What has happened to reasonable food servings at the movies?
I can tell you. I worked in theatres for decades and I know. Captive audiences are desperate to be taken advantage of by exhibitors reaping gargantuan profits. The bigger the item, the more they can extort.
And fools pay for the stomach punches again and again and again, which means prices are going up soon.
When the spirit is willing, the Sprite is six bucks.
Folks complain about oil profits, but nothing could possibly approach the lube you get at flick snack bars.
When I was 12, selling refreshments at the Emory Theatre in Atlanta, we offered drinks in two sizes.
The small cup topped at seven ounces. That's less than a juice glass. We were instructed to pack the paper glasses with ice before adding the cola. A customer would have been lucky to yield four ounces of liquid. The price was a dime.
The large cup held 12 ounces. That's how much is in a canned soda. With the pre-pour ice added, a patron would face seven ounces of thirst-quenching fluid, maybe. The cost, a whopping 15 cents, but that amount did include the sales tax.
I can't begin to tell you how many times I had customers balk at such an exorbitant charge. After all, Coca-Cola sold elsewhere for a nickel in a bottle.

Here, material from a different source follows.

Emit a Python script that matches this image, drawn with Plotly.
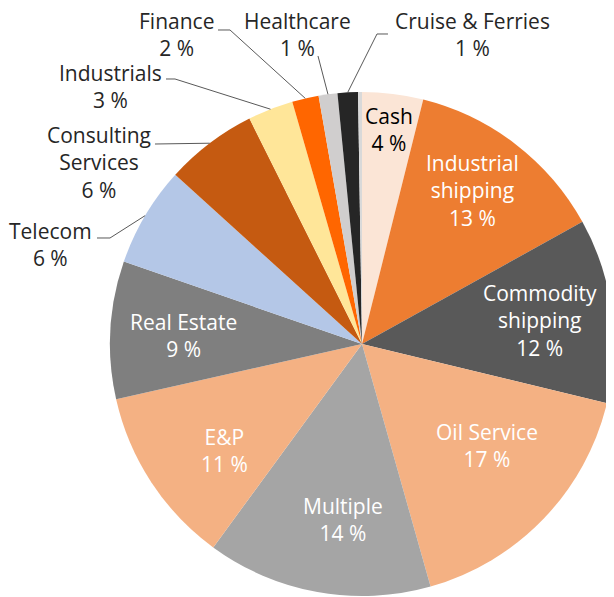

Management insisted I promote the large-size drinks to the parched. Their common response was, "How big is large?"
I'd hold up the 12-ounce cup and there would often be an audible gasp, followed by, "I couldn't possibly drink all of that!"
It is unbelievable how beverages have increased during my experience by more than nine times in volume. If I indulged today, I'd have to hire a band of back-up bladders to get through a show.
I go to see the movie, not build a recurring, intimate relationship with a nastily-maintained mens room.
The last time I checked a candy counter, drink containers had expanded to 64 ounces. By now, they may be an above-ground pool.
You know it's bad when the Kiddie Kup comes with inflatable arm floats.